When efficiency is important, write out the expressions. If the efficient
version is different on different machines, write it out separately for
each. There is a limit to what the compiler can optimize; a competent
programmer assumes merely that the compiler understands scheduling and
register allocation, and does the rest of the job by hand.

> 	There was recently a discussion in comp.arch about the lack of
> an integer multiply instruction on the SPARC, and how to circumvent it.
> In one of my programs (for multiple precision arithmetic), the most 
> time-critical inner loop requires four sums of products (all variables integer)
  [ the expressions he wants, and how he implements them on the SPARC
    with macros referencing a table of triangular numbers ]

Actually, the code would be faster if you used squaring rather than
triangular numbers. Do you expect the compiler to figure this out, or
should the programmer perform this optimization?

Using squaring as the foundation for multiprecision multiplication
(i.e., to multiply arrays a and b, square a+b, square a-b, subtract, and
divide by 4) saves a lot of space (and code). Do you expect the compiler
to figure this out, or should the programmer perform this optimization?

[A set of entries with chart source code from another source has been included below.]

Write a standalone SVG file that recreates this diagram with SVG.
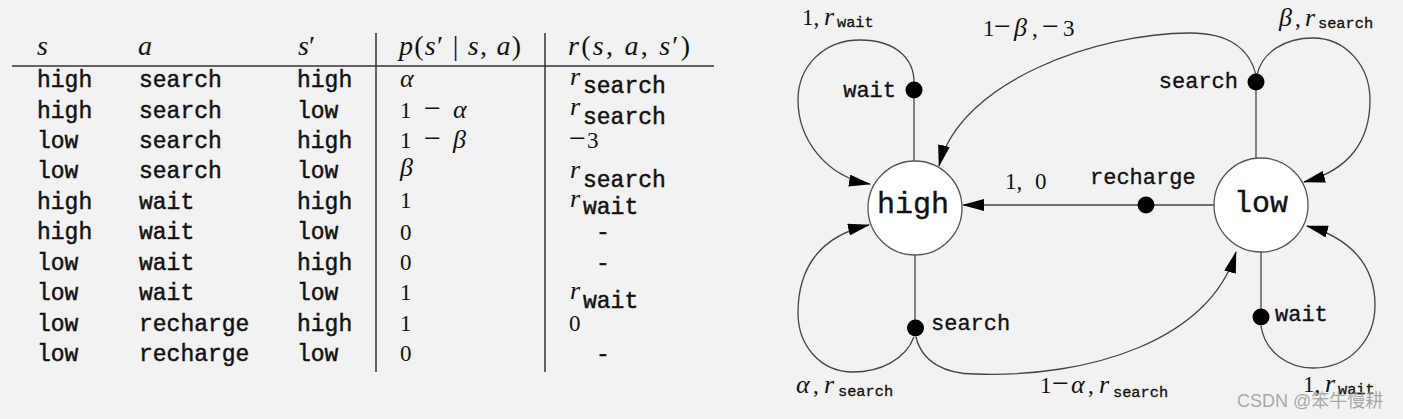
<svg xmlns="http://www.w3.org/2000/svg" width="1403" height="419" viewBox="0 0 1403 419">
<defs>
<style>
.tt{font-family:"Liberation Mono","DejaVu Sans Mono",monospace;font-size:23px;fill:#111;stroke:#111;stroke-width:0.45}
.tts{font-family:"Liberation Mono","DejaVu Sans Mono",monospace;font-size:15.3px;fill:#111;stroke:#111;stroke-width:0.3}
.ttl{font-family:"Liberation Mono","DejaVu Sans Mono",monospace;font-size:22px;fill:#111;stroke:#111;stroke-width:0.35}
.ttn{font-family:"Liberation Mono","DejaVu Sans Mono",monospace;font-size:30px;fill:#111;stroke:#111;stroke-width:0.4}
.m{font-family:"Liberation Serif","DejaVu Serif",serif;font-size:23px;fill:#111}
.mh{font-family:"Liberation Serif","DejaVu Serif",serif;font-size:28px;fill:#111}
.i{font-style:italic}
.g{font-size:26px}
.mn{font-size:30px}
.rule{stroke:#333;stroke-width:1.5;fill:none}
.edge{stroke:#444;stroke-width:1.3;fill:none}
.arr{marker-end:url(#ah)}
.state{fill:#fff;stroke:#555;stroke-width:1.3}
.dot{fill:#000}
</style>
<marker id="ah" markerUnits="userSpaceOnUse" viewBox="0 0 22 12" refX="21" refY="6" markerWidth="22" markerHeight="12" orient="auto">
<path d="M0,0 L22,6 L0,12 z" fill="#000"/>
</marker>
</defs>
<rect width="1403" height="419" fill="#f2f2f2"/>

<g id="table">
<line class="rule" x1="12" y1="66" x2="714" y2="66"/>
<line class="rule" x1="376" y1="33" x2="376" y2="372"/>
<line class="rule" x1="545" y1="33" x2="545" y2="372"/>
<text class="mh i" x="37" y="55">s</text>
<text class="mh i" x="138" y="55">a</text>
<text class="mh" x="298" y="55"><tspan class="i">s</tspan>′</text>
<text class="mh" x="399" y="55" textLength="122" lengthAdjust="spacing"><tspan class="i">p</tspan>(<tspan class="i">s</tspan>′ | <tspan class="i">s</tspan>, <tspan class="i">a</tspan>)</text>
<text class="mh" x="568" y="55" textLength="122" lengthAdjust="spacing"><tspan class="i">r</tspan>(<tspan class="i">s</tspan>, <tspan class="i">a</tspan>, <tspan class="i">s</tspan>′)</text>

<g class="tt">
<text x="37" y="87">high</text><text x="139" y="87">search</text><text x="297" y="87">high</text>
<text x="37" y="117.5">high</text><text x="139" y="117.5">search</text><text x="297" y="117.5">low</text>
<text x="37" y="148">low</text><text x="139" y="148">search</text><text x="297" y="148">high</text>
<text x="37" y="178">low</text><text x="139" y="178">search</text><text x="297" y="178">low</text>
<text x="37" y="208.5">high</text><text x="139" y="208.5">wait</text><text x="297" y="208.5">high</text>
<text x="37" y="239">high</text><text x="139" y="239">wait</text><text x="297" y="239">low</text>
<text x="37" y="269.5">low</text><text x="139" y="269.5">wait</text><text x="297" y="269.5">high</text>
<text x="37" y="300">low</text><text x="139" y="300">wait</text><text x="297" y="300">low</text>
<text x="37" y="330.5">low</text><text x="139" y="330.5">recharge</text><text x="297" y="330.5">high</text>
<text x="37" y="360.5">low</text><text x="139" y="360.5">recharge</text><text x="297" y="360.5">low</text>
</g>

<text class="m i g" x="400" y="86.5">α</text>
<text class="m" y="118"><tspan x="400">1</tspan><tspan x="424" class="mn">−</tspan><tspan x="453" class="i g">α</tspan></text>
<text class="m" y="148"><tspan x="400">1</tspan><tspan x="424" class="mn">−</tspan><tspan x="453" class="i g">β</tspan></text>
<text class="m i g" x="400" y="176">β</text>
<text class="m" x="400" y="208">1</text>
<text class="m" x="400" y="240">0</text>
<text class="m" x="400" y="270">0</text>
<text class="m" x="400" y="300">1</text>
<text class="m" x="400" y="331">1</text>
<text class="m" x="400" y="361">0</text>

<text class="m i g" x="570" y="85">r</text><text class="tt" x="583" y="93">search</text>
<text class="m i g" x="570" y="115">r</text><text class="tt" x="583" y="124">search</text>
<text class="m" y="148"><tspan x="569" class="mn">−</tspan><tspan x="587">3</tspan></text>
<text class="m i g" x="570" y="178">r</text><text class="tt" x="583" y="187">search</text>
<text class="m i g" x="570" y="207">r</text><text class="tt" x="583" y="214">wait</text>
<text class="tt" x="603" y="239" text-anchor="middle">-</text>
<text class="tt" x="603" y="269.5" text-anchor="middle">-</text>
<text class="m i g" x="570" y="299">r</text><text class="tt" x="583" y="308">wait</text>
<text class="m" x="569" y="331">0</text>
<text class="tt" x="603" y="360.5" text-anchor="middle">-</text>
</g>

<g id="connectors">
<line class="edge" x1="914" y1="90" x2="914" y2="161"/>
<line class="edge" x1="915" y1="255" x2="915" y2="328"/>
<line class="edge" x1="1256" y1="82" x2="1256" y2="159"/>
<line class="edge" x1="1261" y1="251" x2="1261" y2="317"/>
<line class="edge" x1="1214" y1="205" x2="1146" y2="205"/>
<line class="edge arr" x1="1146" y1="205" x2="963" y2="205"/>
<path class="edge arr" d="M914,82 C914,60 897,40 860,40 C823,40 798,67 798,100 C798,140 827,177 870,184"/>
<path class="edge arr" d="M914,337 C905,360 880,372 853,372 C820,372 798,345 798,313 C798,268 820,236 869,225"/>
<path class="edge arr" d="M916,337 C922,362 945,374 975,374 C1090,378 1210,340 1236,252"/>
<path class="edge arr" d="M1256,75 C1250,50 1230,33 1190,33 C1100,33 960,80 939,166"/>
<path class="edge arr" d="M1257,75 C1262,52 1285,38 1313,38 C1345,38 1370,65 1370,100 C1370,140 1350,170 1304,182"/>
<path class="edge arr" d="M1261,326 C1265,352 1288,368 1313,368 C1350,368 1375,340 1375,305 C1375,265 1350,238 1307,226"/>

<text class="m" y="25"><tspan x="802">1,</tspan><tspan x="824" class="i g">r</tspan></text><text class="tts" x="837" y="27">wait</text>
<text class="m" y="36"><tspan x="983">1</tspan><tspan x="994" class="mn">−</tspan><tspan x="1014" class="i g">β</tspan><tspan x="1032">,</tspan><tspan x="1042" class="mn">−</tspan><tspan x="1063">3</tspan></text>
<text class="m" y="26"><tspan x="1279" class="i g">β</tspan><tspan x="1295">,</tspan><tspan x="1305" class="i g">r</tspan></text><text class="tts" x="1318" y="28">search</text>
<text class="m" y="189"><tspan x="1005">1,</tspan><tspan x="1035">0</tspan></text>
<text class="m" y="393"><tspan x="796" class="i g">α</tspan><tspan x="813">,</tspan><tspan x="824" class="i g">r</tspan></text><text class="tts" x="838" y="396">search</text>
<text class="m" y="393"><tspan x="1040">1</tspan><tspan x="1052" class="mn">−</tspan><tspan x="1071" class="i g">α</tspan><tspan x="1088">,</tspan><tspan x="1099" class="i g">r</tspan></text><text class="tts" x="1113" y="396.5">search</text>
<text class="m" y="392"><tspan x="1303">1,</tspan><tspan x="1325" class="i g">r</tspan></text><text class="tts" x="1338" y="394">wait</text>
</g>

<g id="node-high">
<circle class="state" cx="915" cy="208" r="47"/>
<text class="ttn" x="913" y="213" text-anchor="middle">high</text>
</g>
<g id="node-low">
<circle class="state" cx="1261" cy="205" r="47"/>
<text class="ttn" x="1261" y="212" text-anchor="middle">low</text>
</g>
<g id="action-high-wait">
<circle class="dot" cx="914" cy="90" r="8.5"/>
<text class="ttl" x="896" y="96.5" text-anchor="end">wait</text>
</g>
<g id="action-high-search">
<circle class="dot" cx="915.5" cy="328" r="8.5"/>
<text class="ttl" x="931" y="330">search</text>
</g>
<g id="action-low-search">
<circle class="dot" cx="1256" cy="82" r="8.5"/>
<text class="ttl" x="1238" y="87.5" text-anchor="end">search</text>
</g>
<g id="action-low-recharge">
<circle class="dot" cx="1146" cy="205" r="8.5"/>
<text class="ttl" x="1090" y="184">recharge</text>
</g>
<g id="action-low-wait">
<circle class="dot" cx="1261" cy="317" r="8.5"/>
<text class="ttl" x="1275" y="321">wait</text>
</g>

<text x="1237" y="407" font-family="Liberation Sans, Noto Sans CJK SC, sans-serif" font-size="18" fill="#9a9a9a" fill-opacity="0.85">CSDN @笨牛慢耕</text>
</svg>
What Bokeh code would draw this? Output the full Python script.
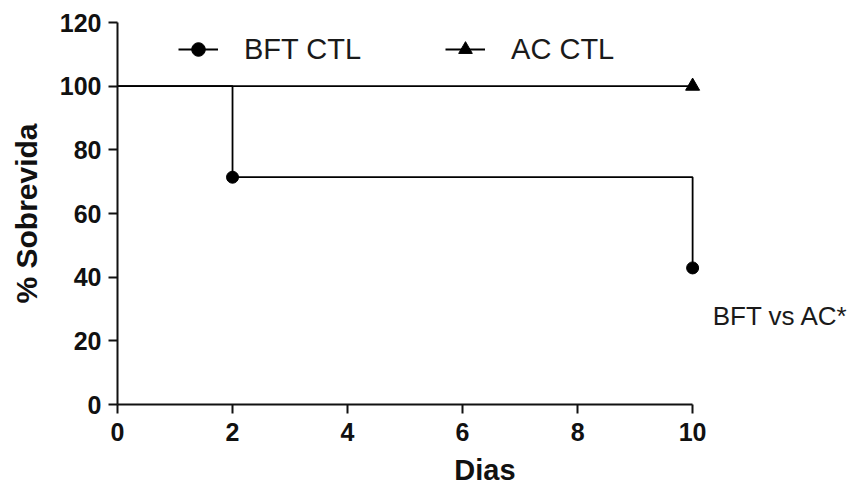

> it would defeat information hiding if I expanded everything
> there and removed the common subexpressions explicitly.

Tough. Efficiency demands code space. You can leave the ``pure''
expressions in the code, commented out by #ifdef SLOW_N_PORTABLE.
Supposedly optimizing compilers don't remove the burden of thought
from programmers.

  [ more optimizations, based on loop invariants ]
> I cannot make these optimizations at the source level.

Again, you can and should perform this optimization by hand, sacrificing
your macros. Feel free to leave the original code there, but don't pretend
that the compiler can figure things out better than you can.

> 	Even on systems using the first macro expansion 
> (in terms of multiplications), there may be hidden common subexpressions.  

So don't trust Cray's compiler to figure out that it should store the fp
variables. How can the compiler tell the difference between a bottleneck
and a loop that's executed only twice? How can the compiler know whether
variable a is used more than variable b in a function? How can the compiler
know whether you prefer code space, compiling effort, memory, or time?

---Dan